When it came to The AllBright’s interior, London-based practice No.12 were challenged with creating a fresh, contemporary environment suited to the diverse facilities on offer to members.
“We were recommended for the project by our close friends and industry colleagues ‘Dodds and Shute’,” explains Emma Rayner, co-founder of No.12. “We were selected for our design ethos, style, ambition and for the professional synergy we share with Anna and Debbie, AllBright’s co-founders, who recognised our business vision as two young and driven female entrepreneurs.”
Alongside the club’s assorted work spaces and meeting rooms, there are two lounge areas, dining rooms, an exhibition space, café, cocktail bar and wellness, fitness and beauty rooms – creating a full complement of facilities for work and leisure.
“Every floor of the member’s club needs to be flexible and able to be transformed to suit the weekly schedule of presentations, meetings, and parties that The AllBright organises for its members”
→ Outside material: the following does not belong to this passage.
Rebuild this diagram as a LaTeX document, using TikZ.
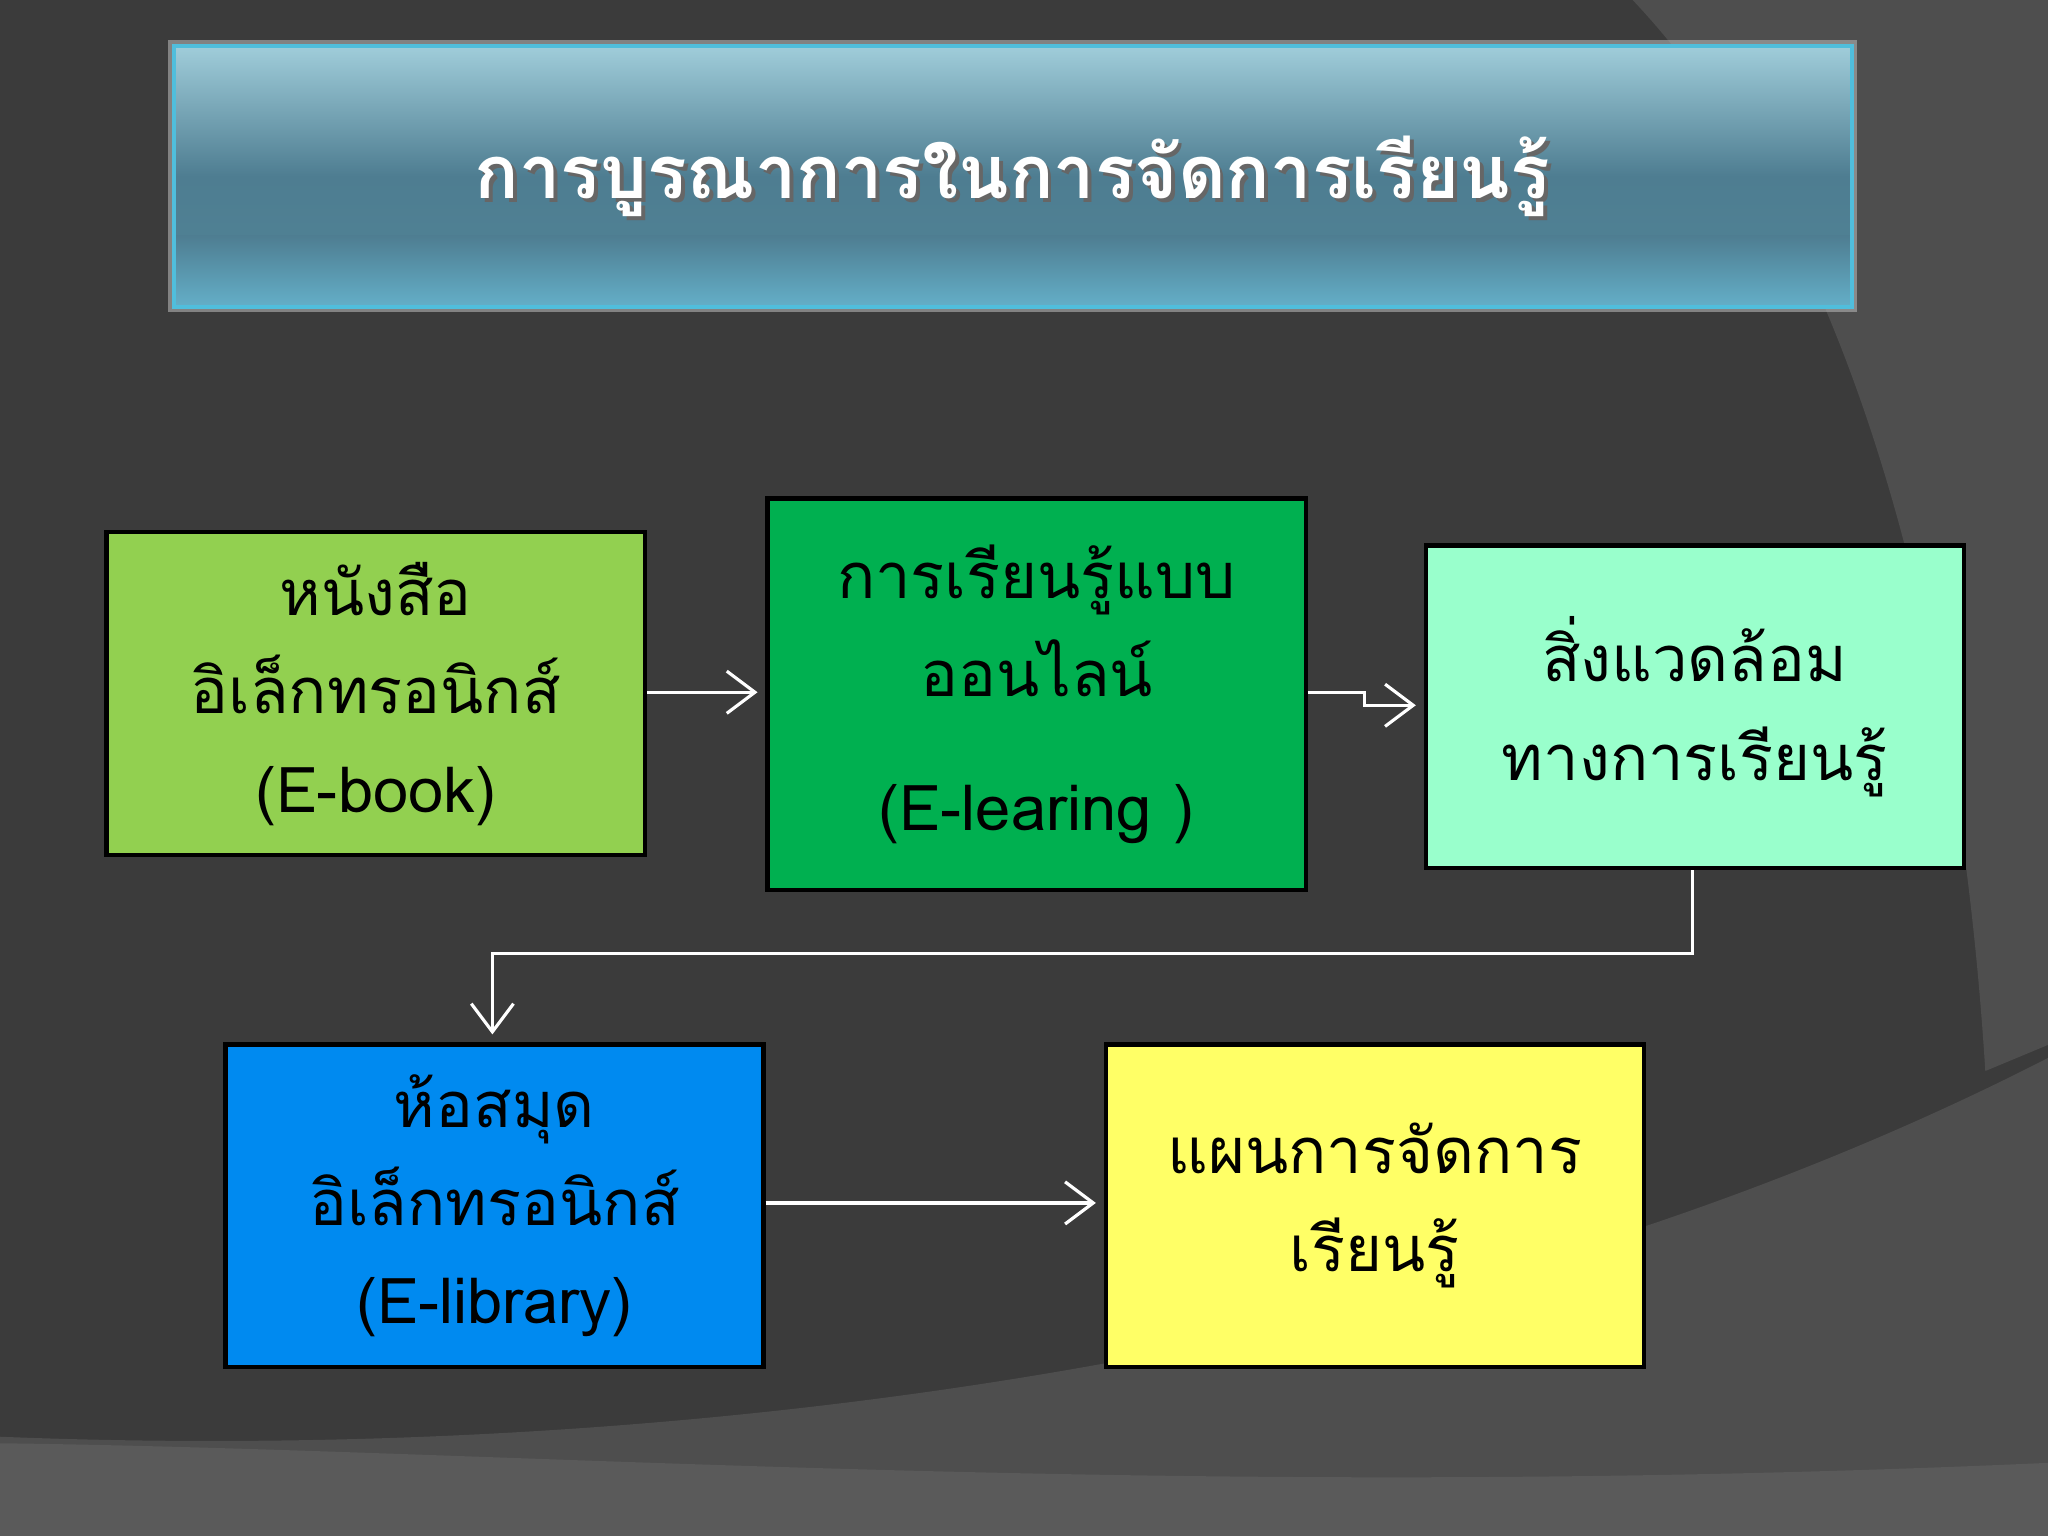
\documentclass[tikz,border=0pt]{standalone}
\usepackage{fontspec}
\newfontfamily\thaifont[Script=Thai]{Loma}
\usetikzlibrary{arrows.meta}
\definecolor{bg}{HTML}{3B3B3B}
\definecolor{bgl}{HTML}{4E4E4E}
\definecolor{bgb}{HTML}{5A5A5A}
\begin{document}
\begin{tikzpicture}[x=0.01306cm,y=-0.01306cm,
  box/.style={draw=black,line width=1.2pt,anchor=north west,inner sep=0pt,align=center,
    font=\thaifont\fontsize{18}{28}\selectfont,text=black},
  conn/.style={draw=white,line width=0.9pt,-{Straight Barb[length=8pt,width=12pt]}}]
\useasboundingbox (0,0) rectangle (1568,1176);
\fill[bg] (0,0) rectangle (1568,1176);
\fill[bgl] (1250,0) .. controls (1420,180) and (1500,500) .. (1520,820) -- (1568,800) -- (1568,0) -- cycle;
\fill[bgl] (0,1176) -- (0,1100) .. controls (500,1120) and (1100,1050) .. (1568,810) -- (1568,1176) -- cycle;
\fill[bgb] (0,1176) -- (0,1105) .. controls (400,1110) and (900,1150) .. (1568,1120) -- (1568,1176) -- cycle;
% title
\fill[gray!60,opacity=0.6] (129,31) rectangle (1422,239);
\shade[top color={rgb,255:red,160;green,205;blue,218},bottom color={rgb,255:red,80;green,132;blue,150},middle color={rgb,255:red,78;green,125;blue,145}] (133,35) rectangle (1418,235);
\shade[top color={rgb,255:red,78;green,125;blue,145},bottom color={rgb,255:red,100;green,175;blue,200}] (133,180) rectangle (1418,235);
\draw[color={rgb,255:red,80;green,190;blue,220},line width=1.2pt] (133,35) rectangle (1418,235);
\node[text=black!60,font=\thaifont\bfseries\fontsize{21}{24}\selectfont] at (778,138) {การบูรณาการในการจัดการเรียนรู้};
\node (title) [text=white,font=\thaifont\bfseries\fontsize{21}{24}\selectfont] at (775,135) {การบูรณาการในการจัดการเรียนรู้};
% boxes
\node (b1) [box,fill={rgb,255:red,146;green,208;blue,80},minimum width=412*0.01306cm,minimum height=247*0.01306cm] at (80,406) {หนังสือ\\อิเล็กทรอนิกส์\\(E-book)};
\node (b2) [box,fill={rgb,255:red,0;green,176;blue,80},minimum width=412*0.01306cm,minimum height=300*0.01306cm] at (586,380) {การเรียนรู้แบบ\\ออนไลน์\\[10pt](E-learing )};
\node (b3) [box,fill={rgb,255:red,153;green,255;blue,204},minimum width=412*0.01306cm,minimum height=247*0.01306cm] at (1090,416) {สิ่งแวดล้อม\\ทางการเรียนรู้};
\node (b4) [box,fill={rgb,255:red,0;green,138;blue,240},minimum width=412*0.01306cm,minimum height=247*0.01306cm] at (171,798) {ห้อสมุด\\อิเล็กทรอนิกส์\\(E-library)};
\node (b5) [box,fill={rgb,255:red,255;green,255;blue,102},minimum width=412*0.01306cm,minimum height=247*0.01306cm] at (845,798) {แผนการจัดการ\\เรียนรู้};
\coordinate (c1) at (1045,530);
\coordinate (c2) at (1045,540);
\coordinate (c3) at (1296,730);
\coordinate (c4) at (377,730);
\draw[conn] (b1.east |- 0,530) -- ([xshift=-6*0.01306cm]b2.west |- 0,530);
\draw[conn] (b2.east |- c1) -- (c1) -- (c2) -- ([xshift=-6*0.01306cm]b3.west |- c2);
\draw[conn] (b3.south -| c3) -- (c3) -- (c4) -- ([yshift=6*0.01306cm]b4.north -| c4);
\draw[conn] (b4.east |- 0,921) -- ([xshift=-6*0.01306cm]b5.west |- 0,921);
\end{tikzpicture}
\end{document}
“We had to design with foresight to cater for a multitude of scenarios,” explains Emma. “Every floor of the member’s club needs to be flexible and able to be transformed to suit the weekly schedule of presentations, meetings, and parties that The AllBright organises for its members. Therefore, we spent a great deal of time space planning the building whilst taking care to uphold the design integrity and adhere to all Listed building specifications.”
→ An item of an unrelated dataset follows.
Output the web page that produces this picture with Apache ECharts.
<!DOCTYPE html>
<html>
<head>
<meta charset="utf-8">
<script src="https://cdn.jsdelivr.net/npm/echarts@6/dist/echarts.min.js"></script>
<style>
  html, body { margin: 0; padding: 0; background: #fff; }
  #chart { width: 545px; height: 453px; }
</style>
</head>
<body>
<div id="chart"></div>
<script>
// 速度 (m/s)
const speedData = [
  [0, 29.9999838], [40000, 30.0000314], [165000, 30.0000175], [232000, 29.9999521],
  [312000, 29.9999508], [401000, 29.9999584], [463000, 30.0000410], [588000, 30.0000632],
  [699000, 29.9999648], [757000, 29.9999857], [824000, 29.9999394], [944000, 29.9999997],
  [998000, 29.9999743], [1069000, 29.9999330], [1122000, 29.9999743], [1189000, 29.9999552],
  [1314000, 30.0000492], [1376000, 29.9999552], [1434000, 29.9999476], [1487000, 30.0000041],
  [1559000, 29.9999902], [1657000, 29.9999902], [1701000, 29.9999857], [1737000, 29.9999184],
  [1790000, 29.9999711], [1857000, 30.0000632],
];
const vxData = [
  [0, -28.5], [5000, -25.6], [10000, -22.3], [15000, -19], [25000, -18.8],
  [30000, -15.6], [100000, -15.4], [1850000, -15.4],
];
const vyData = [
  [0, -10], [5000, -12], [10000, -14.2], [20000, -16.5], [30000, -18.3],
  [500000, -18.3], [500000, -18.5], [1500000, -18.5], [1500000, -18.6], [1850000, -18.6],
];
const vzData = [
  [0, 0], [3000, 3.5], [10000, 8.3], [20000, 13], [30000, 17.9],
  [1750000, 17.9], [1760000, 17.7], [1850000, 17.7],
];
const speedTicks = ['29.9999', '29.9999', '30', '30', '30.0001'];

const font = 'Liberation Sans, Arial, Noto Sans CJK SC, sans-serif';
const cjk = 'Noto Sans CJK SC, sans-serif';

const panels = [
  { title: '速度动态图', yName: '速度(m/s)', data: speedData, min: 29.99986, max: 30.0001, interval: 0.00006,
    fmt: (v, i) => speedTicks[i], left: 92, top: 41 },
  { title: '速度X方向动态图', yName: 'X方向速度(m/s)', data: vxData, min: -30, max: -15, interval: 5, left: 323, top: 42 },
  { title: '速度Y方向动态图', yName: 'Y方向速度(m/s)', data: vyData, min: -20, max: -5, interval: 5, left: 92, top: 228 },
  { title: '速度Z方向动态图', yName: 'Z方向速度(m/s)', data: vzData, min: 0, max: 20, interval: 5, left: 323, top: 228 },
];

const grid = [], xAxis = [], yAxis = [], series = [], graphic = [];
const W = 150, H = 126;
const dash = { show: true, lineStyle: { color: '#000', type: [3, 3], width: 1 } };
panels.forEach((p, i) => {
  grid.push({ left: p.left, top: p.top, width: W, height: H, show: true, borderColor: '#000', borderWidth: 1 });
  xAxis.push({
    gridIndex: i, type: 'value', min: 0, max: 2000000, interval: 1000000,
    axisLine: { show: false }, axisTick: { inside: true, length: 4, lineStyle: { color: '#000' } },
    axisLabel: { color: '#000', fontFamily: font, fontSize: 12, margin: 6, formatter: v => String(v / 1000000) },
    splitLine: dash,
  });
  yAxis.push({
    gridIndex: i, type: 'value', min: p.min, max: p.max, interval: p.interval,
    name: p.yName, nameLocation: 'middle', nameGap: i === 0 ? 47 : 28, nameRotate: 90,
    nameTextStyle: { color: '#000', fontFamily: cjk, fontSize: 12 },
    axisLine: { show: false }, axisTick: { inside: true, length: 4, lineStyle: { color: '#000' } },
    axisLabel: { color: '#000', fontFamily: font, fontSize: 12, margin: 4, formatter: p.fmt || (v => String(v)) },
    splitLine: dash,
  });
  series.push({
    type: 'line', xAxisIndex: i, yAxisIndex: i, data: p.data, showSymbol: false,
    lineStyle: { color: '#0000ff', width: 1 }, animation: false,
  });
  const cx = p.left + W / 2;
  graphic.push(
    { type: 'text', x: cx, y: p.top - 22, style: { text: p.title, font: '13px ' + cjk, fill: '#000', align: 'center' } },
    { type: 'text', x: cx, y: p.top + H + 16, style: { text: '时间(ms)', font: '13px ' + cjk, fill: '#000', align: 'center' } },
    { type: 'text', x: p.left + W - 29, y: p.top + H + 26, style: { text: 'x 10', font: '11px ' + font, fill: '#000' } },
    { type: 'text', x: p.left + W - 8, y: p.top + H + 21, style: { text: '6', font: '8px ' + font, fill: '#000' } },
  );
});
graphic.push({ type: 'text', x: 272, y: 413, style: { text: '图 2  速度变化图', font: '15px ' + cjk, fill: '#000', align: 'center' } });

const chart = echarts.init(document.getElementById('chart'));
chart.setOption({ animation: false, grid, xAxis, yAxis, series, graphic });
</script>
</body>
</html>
Each named for a different member of the Bloomsbury Set and their associates, the five floors of the property are distinctive in their design. Indeed, Emma and Katie approached the architectural detailing by grading the colour palette of the building from light on the lower floors to dark on the upper. They have consciously avoided the colour pink, deeming it an outdated presumption of women’s tastes, instead opting for a fresh, elegant palette of mustard yellows, deep blues and bright reds, alongside bold geometric prints and a rainbow of marble surfaces.
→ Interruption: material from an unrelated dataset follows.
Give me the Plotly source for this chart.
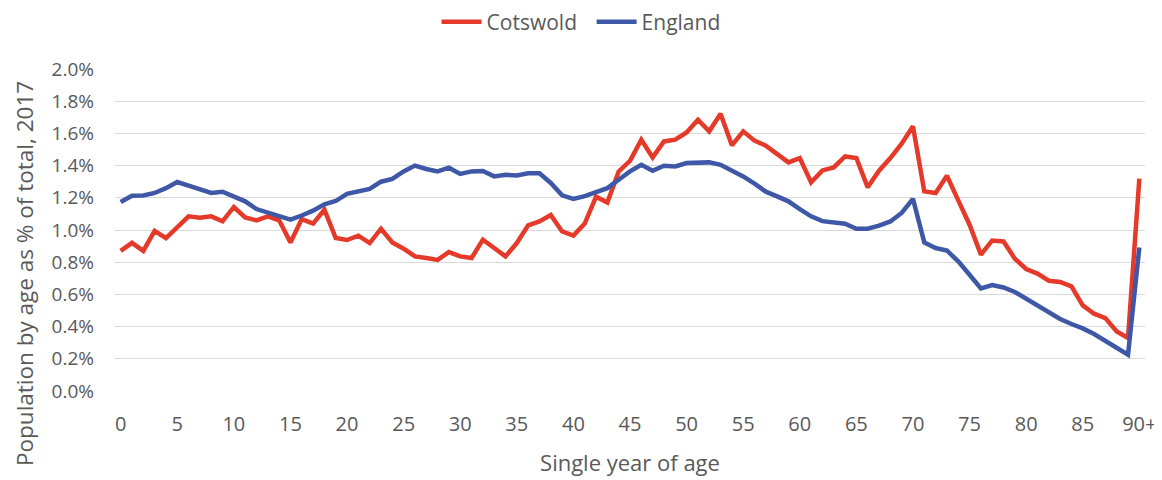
import plotly.graph_objects as go

# Categories: single year of age
ages = [str(a) for a in range(90)] + ["90+"]

# Population by age as % of total, 2017
cotswold = [
    0.87, 0.92, 0.87, 0.995, 0.95, 1.02, 1.085, 1.076, 1.085, 1.054,
    1.143, 1.078, 1.06, 1.085, 1.06, 0.923, 1.068, 1.04, 1.126, 0.95,
    0.938, 0.965, 0.919, 1.008, 0.923, 0.884, 0.836, 0.826, 0.814, 0.863,
    0.836, 0.826, 0.94, 0.888, 0.836, 0.919, 1.029, 1.053, 1.093, 0.991,
    0.965, 1.04, 1.207, 1.171, 1.364, 1.43, 1.561, 1.451, 1.55, 1.561,
    1.606, 1.685, 1.613, 1.722, 1.526, 1.613, 1.555, 1.524, 1.468, 1.42,
    1.447, 1.296, 1.37, 1.389, 1.457, 1.447, 1.265, 1.368, 1.447, 1.536,
    1.644, 1.24, 1.23, 1.337, 1.184, 1.033, 0.847, 0.935, 0.929, 0.822,
    0.758, 0.729, 0.685, 0.677, 0.65, 0.532, 0.48, 0.453, 0.37, 0.329,
    1.319,
]
england = [
    1.174, 1.213, 1.215, 1.23, 1.26, 1.298, 1.275, 1.25, 1.23, 1.238,
    1.205, 1.178, 1.13, 1.11, 1.085, 1.064, 1.09, 1.12, 1.16, 1.18,
    1.225, 1.24, 1.255, 1.30, 1.317, 1.364, 1.40, 1.379, 1.364, 1.387,
    1.348, 1.364, 1.366, 1.333, 1.343, 1.339, 1.352, 1.352, 1.292, 1.215,
    1.193, 1.21, 1.234, 1.26, 1.312, 1.364, 1.405, 1.368, 1.399, 1.395,
    1.416, 1.416, 1.42, 1.405, 1.37, 1.333, 1.288, 1.238, 1.209, 1.178,
    1.13, 1.085, 1.055, 1.05, 1.039, 1.008, 1.008, 1.027, 1.053, 1.106,
    1.193, 0.923, 0.888, 0.873, 0.805, 0.722, 0.637, 0.658, 0.643, 0.615,
    0.573, 0.536, 0.494, 0.447, 0.416, 0.389, 0.354, 0.312, 0.265, 0.225,
    0.892,
]

x_tick_labels = ages[::5] + ["90+"]
y_tick_values = [0.0, 0.2, 0.4, 0.6, 0.8, 1.0, 1.2, 1.4, 1.6, 1.8, 2.0]
y_tick_labels = ["0.0%", "0.2%", "0.4%", "0.6%", "0.8%", "1.0%",
                 "1.2%", "1.4%", "1.6%", "1.8%", "2.0%"]

FONT = "Open Sans, Segoe UI, Arial, sans-serif"
GREY = "#595959"

fig = go.Figure()
fig.add_trace(go.Scatter(x=ages, y=cotswold, name="Cotswold", mode="lines",
                         line=dict(color="#E5392A", width=4.5)))
fig.add_trace(go.Scatter(x=ages, y=england, name="England", mode="lines",
                         line=dict(color="#3E57A6", width=4.5)))

# the page body adds an 8px offset, so the figure is 8px smaller than the window
W, H = 1154, 472
L, R, T, B = 107, 17, 61, 89
pw, ph = W - L - R, H - T - B

def px_x(px):
    return (px - L) / pw

def px_y(py):
    return (H - B - py) / ph

fig.update_layout(
    width=W, height=H,
    margin=dict(l=L, r=R, t=T, b=B, autoexpand=False),
    paper_bgcolor="white", plot_bgcolor="white",
    font=dict(family=FONT, color=GREY),
    showlegend=True,
    legend=dict(orientation="h", xref="container", yref="container",
                x=0.5057, y=1 - 14 / H, xanchor="center", yanchor="middle",
                font=dict(size=21, color=GREY), itemwidth=40,
                entrywidth=100, entrywidthmode="pixels",
                traceorder="normal"),
    xaxis=dict(type="category", range=[-0.5, 90.5],
               tickmode="array", tickvals=x_tick_labels, ticktext=x_tick_labels,
               showgrid=False, showline=False, zeroline=False, ticks="",
               tickfont=dict(size=20, color=GREY), ticklabelstandoff=19,
               title=dict(text="Single year of age", font=dict(size=22, color=GREY),
                          standoff=19)),
    yaxis=dict(range=[0, 2.0], tickmode="array", tickvals=y_tick_values,
               ticktext=y_tick_labels,
               showgrid=True, gridcolor="#D9D9D9", gridwidth=1.3,
               zeroline=False, showline=False, ticks="",
               tickfont=dict(size=19, color=GREY), ticklabelstandoff=20),
    annotations=[dict(text="Population by age as % of total, 2017",
                      xref="paper", yref="paper", x=px_x(16), y=px_y(266),
                      xanchor="center", yanchor="middle", textangle=-90,
                      showarrow=False, font=dict(size=22.5, color=GREY, family=FONT))],
)

fig.write_html("out.html")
The lower ground floor, named ‘Lopokova’, houses the club’s wellness and vanity areas, including a beauty bar, wellness centre for treatments and fitness classes, as well as changing facilities. Inspired by Russian ballet dancer, Lydia Lopokova, this serene, revitalising space features tiled vanity areas with grey velvet chairs, mirrored walls, brass sconces and wallpaper by Kelly Wearstler.
In ‘Morell’, on the ground floor, members enter into a bright, welcoming reception area and lounge that leads into a multi-use 40-cover café. Serving up an all-day dining menu, as well as evening bar snacks by female-led business Social Pantry, the café doubles as an exhibition space. No.12 has instilled an indoor/outdoor feel here, with a generous skylight that floods the space with natural daylight and a selection of leafy green plants.
Moving up to the first floor, ‘Bell’, members can make use of the flexible lounge and seating area with meeting and dining rooms. Here, a timeless and eclectic interior creates a particularly residential feel. New and antique pieces are used in equal measure, alongside a number of bespoke furnishings, like the striking monochrome bespoke sofas.
“A feeling of light and space predominates the second floor, named for Virginia Woolf herself. Offering further living, meeting and dining spaces, this floor maintains the integrity and heritage of the building with its original wooden floors and refreshed fireplaces”
“With regards to furniture, each piece should always be able to speak for itself in terms of usability, design, form and material,” Katie explains. “We always describe the FF&E process as a curation. We select from local and international suppliers, craftsmen & artists, as well as sourcing from antiques dealers and vintage furniture stores. The eclectic mix of furniture makes our space feel welcoming and comfortable with a cool and considered edge.”
A feeling of light and space predominates the second floor, named for Virginia Woolf herself. Offering further living, meeting and dining spaces, this floor maintains the integrity and heritage of the building with its original wooden floors and refreshed fireplaces.
Finally, the prosecco and cocktail bar on the property’s third floor – ‘West’ – creates a striking contrast with the light-filled, muted colour palettes of the lower floors. The powerful, deep blue walls here are complemented by rich gold and brass accents, marble-top tables and custom-upholstered perspex chairs.
“The materials used for the bar – grey tinted mirror, flecked terrazzo, brass and plush deep pile velvets – make this the ultimate luxurious hideaway,” says Katie. “Perfect for an evening sipping one of Social Pantry’s amazing cocktails, it is the boldest interior scheme in the building and never fails to impress.”
In keeping with AllBright’s raison d’etre of promoting female businesses, No.12 has used female designers and businesses throughout the project, finding furniture and accessories from Béton Brut and Sigma, Rebecca Willer and flowers by Abigail Ahern.
The AllBright also worked with David Bowie’s art curator, Beth Greenacre, on the artwork selection, which comprises pieces entirely by female artists.